**Data lines**.
-- begin --

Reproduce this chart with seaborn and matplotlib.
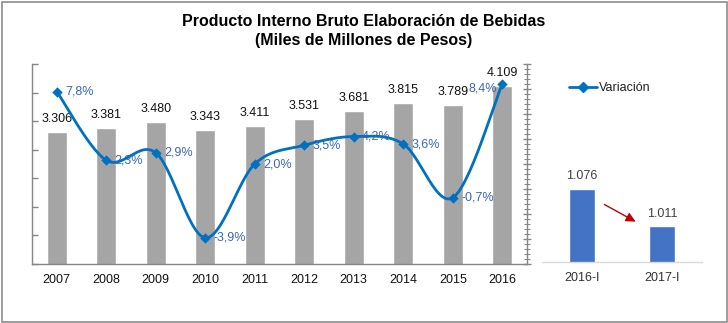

-- end --
-- begin --

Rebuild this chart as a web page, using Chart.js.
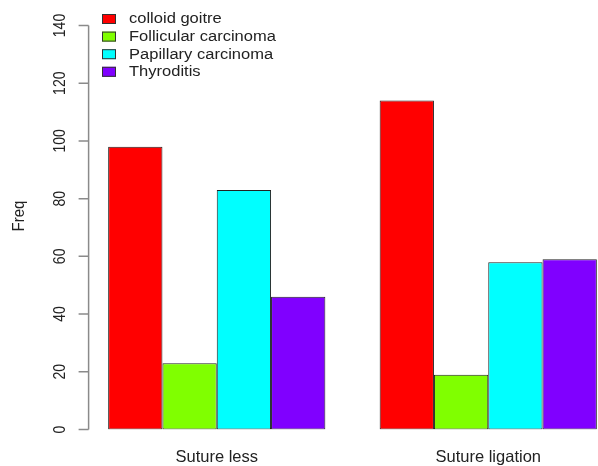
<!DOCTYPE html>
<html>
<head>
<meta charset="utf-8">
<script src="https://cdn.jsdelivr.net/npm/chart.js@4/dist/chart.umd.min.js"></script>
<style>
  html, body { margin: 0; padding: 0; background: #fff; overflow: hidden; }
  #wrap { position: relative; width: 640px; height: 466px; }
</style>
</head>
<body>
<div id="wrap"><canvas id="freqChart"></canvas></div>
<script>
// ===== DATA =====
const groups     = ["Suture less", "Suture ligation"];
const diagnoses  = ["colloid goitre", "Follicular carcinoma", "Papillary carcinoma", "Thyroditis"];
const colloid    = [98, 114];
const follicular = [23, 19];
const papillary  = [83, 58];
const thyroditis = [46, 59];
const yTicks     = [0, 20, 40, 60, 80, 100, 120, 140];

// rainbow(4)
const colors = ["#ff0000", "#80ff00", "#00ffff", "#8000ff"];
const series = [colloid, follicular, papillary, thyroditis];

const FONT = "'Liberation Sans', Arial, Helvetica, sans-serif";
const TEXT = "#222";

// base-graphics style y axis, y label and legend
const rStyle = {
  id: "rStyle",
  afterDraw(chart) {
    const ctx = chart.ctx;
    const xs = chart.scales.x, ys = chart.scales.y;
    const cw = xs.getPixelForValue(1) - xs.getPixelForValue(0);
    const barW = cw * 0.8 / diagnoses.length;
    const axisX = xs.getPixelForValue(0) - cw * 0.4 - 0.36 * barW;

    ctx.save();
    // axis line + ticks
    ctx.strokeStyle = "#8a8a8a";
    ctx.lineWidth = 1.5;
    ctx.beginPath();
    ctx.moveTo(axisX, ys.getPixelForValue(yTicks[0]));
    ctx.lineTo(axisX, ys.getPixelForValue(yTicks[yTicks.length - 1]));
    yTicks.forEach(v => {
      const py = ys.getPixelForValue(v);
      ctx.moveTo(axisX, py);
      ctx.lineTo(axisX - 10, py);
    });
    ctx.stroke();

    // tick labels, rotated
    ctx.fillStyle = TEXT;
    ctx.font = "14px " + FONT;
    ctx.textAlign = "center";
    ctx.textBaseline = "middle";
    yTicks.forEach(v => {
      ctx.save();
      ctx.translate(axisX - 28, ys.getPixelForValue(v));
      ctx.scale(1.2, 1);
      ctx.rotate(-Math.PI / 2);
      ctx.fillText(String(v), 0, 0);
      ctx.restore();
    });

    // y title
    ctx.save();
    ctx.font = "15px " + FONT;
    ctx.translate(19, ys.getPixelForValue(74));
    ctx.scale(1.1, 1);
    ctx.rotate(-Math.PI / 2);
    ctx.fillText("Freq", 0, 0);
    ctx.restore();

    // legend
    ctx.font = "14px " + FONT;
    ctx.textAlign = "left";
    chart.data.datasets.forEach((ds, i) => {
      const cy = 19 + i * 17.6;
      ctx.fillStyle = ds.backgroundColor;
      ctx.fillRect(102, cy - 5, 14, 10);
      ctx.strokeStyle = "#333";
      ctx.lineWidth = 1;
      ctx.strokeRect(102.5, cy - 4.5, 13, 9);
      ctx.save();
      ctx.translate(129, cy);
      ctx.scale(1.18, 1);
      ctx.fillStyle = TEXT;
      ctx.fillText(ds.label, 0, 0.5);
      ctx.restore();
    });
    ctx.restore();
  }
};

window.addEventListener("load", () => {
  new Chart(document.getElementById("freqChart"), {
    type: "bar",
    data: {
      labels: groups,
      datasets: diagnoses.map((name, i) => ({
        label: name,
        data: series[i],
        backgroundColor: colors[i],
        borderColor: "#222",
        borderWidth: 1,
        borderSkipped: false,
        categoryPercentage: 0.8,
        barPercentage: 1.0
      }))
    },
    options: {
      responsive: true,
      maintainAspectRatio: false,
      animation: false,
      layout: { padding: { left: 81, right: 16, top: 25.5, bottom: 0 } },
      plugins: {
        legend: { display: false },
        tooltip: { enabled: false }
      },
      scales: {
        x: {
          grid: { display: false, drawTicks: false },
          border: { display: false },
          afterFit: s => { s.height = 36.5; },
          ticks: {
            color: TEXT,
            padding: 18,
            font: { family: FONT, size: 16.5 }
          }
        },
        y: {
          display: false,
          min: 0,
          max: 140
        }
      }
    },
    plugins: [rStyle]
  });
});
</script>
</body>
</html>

-- end --

**What is required**. Of all the lines in the data above, state how many include "this". Say only the number.

**Worked answer**. 2